(WHAT IS BEING ASKED)
Count every line that includes the string "this" in the entries that follow. Nothing besides the number is needed.

━━━━━ DATASET RECORDS

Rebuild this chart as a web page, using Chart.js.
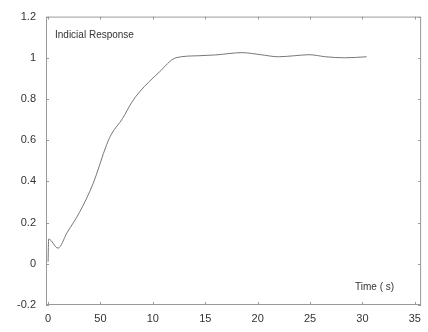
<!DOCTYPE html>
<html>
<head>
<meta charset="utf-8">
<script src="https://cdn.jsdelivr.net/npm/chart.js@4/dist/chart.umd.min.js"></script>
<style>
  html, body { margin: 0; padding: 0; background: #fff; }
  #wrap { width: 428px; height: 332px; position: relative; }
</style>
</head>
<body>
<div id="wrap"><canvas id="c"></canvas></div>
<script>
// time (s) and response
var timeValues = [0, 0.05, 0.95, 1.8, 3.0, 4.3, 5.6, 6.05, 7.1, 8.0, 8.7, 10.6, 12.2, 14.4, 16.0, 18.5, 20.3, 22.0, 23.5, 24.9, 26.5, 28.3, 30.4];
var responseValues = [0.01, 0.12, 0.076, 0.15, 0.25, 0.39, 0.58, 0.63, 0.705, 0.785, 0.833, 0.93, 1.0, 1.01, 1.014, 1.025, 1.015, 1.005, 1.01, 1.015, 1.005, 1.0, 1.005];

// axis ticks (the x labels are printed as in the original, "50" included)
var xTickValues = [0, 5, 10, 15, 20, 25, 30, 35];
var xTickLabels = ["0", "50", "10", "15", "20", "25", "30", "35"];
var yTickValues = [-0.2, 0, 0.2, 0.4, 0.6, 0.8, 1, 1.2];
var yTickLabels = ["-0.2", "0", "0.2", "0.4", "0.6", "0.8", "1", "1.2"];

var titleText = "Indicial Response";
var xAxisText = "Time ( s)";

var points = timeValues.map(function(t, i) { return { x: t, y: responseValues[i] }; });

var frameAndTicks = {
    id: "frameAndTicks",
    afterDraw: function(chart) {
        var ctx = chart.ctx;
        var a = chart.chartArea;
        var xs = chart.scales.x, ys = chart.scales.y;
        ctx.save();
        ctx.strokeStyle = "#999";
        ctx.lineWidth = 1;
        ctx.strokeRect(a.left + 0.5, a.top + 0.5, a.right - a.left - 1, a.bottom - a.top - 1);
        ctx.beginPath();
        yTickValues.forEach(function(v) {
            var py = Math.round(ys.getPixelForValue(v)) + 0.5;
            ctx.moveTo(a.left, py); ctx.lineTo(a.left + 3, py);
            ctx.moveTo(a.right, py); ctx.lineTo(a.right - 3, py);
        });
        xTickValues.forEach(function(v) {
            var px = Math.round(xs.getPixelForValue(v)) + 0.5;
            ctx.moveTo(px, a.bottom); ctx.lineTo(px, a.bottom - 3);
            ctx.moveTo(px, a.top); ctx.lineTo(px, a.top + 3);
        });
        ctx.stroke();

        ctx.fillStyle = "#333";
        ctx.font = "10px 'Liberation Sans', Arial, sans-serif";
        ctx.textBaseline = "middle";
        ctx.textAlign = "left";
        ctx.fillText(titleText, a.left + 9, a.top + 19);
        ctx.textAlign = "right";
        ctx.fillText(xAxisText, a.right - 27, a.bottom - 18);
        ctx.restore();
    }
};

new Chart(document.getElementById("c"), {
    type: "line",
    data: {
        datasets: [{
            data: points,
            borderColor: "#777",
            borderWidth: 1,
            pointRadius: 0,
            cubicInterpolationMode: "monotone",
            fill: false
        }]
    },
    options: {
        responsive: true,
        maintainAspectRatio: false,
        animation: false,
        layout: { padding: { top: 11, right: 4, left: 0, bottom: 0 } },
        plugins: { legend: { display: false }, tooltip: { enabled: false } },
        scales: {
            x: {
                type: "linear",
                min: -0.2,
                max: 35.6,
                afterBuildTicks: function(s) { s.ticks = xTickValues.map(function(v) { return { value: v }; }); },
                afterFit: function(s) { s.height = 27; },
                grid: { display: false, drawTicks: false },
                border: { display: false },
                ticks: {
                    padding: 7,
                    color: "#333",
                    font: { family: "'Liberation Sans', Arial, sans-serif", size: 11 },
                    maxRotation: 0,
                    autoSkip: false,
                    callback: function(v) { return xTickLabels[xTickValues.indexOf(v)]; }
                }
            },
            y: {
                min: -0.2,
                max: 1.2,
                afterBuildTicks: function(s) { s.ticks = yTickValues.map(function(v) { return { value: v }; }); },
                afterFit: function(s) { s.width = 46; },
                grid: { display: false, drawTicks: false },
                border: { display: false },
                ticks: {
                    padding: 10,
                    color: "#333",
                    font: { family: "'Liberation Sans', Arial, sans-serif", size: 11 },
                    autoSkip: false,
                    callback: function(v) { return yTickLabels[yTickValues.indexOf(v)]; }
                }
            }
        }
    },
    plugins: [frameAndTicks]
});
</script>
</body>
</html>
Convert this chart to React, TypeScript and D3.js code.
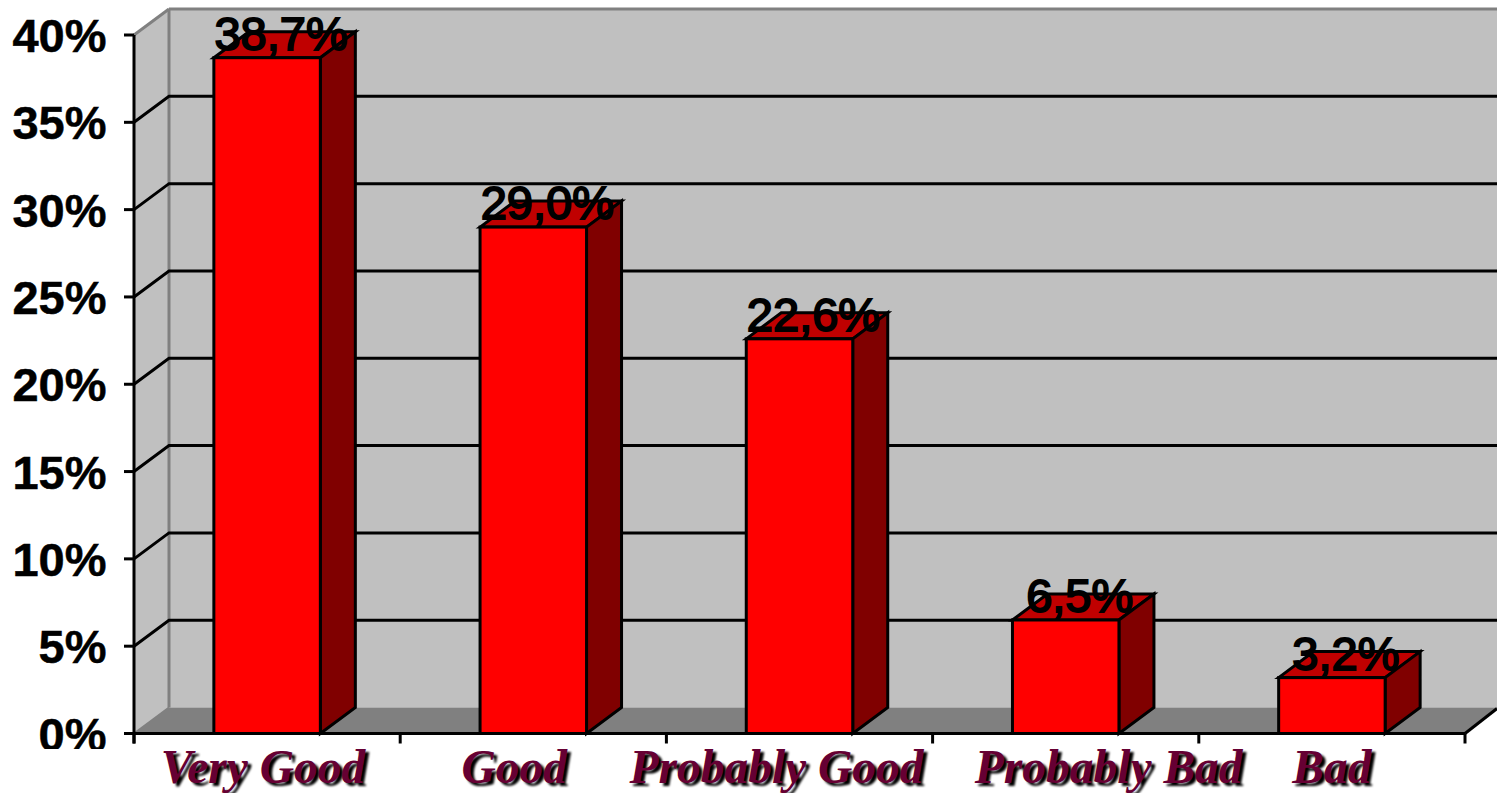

━━━━━━━━━━

(FINAL RESULT)
2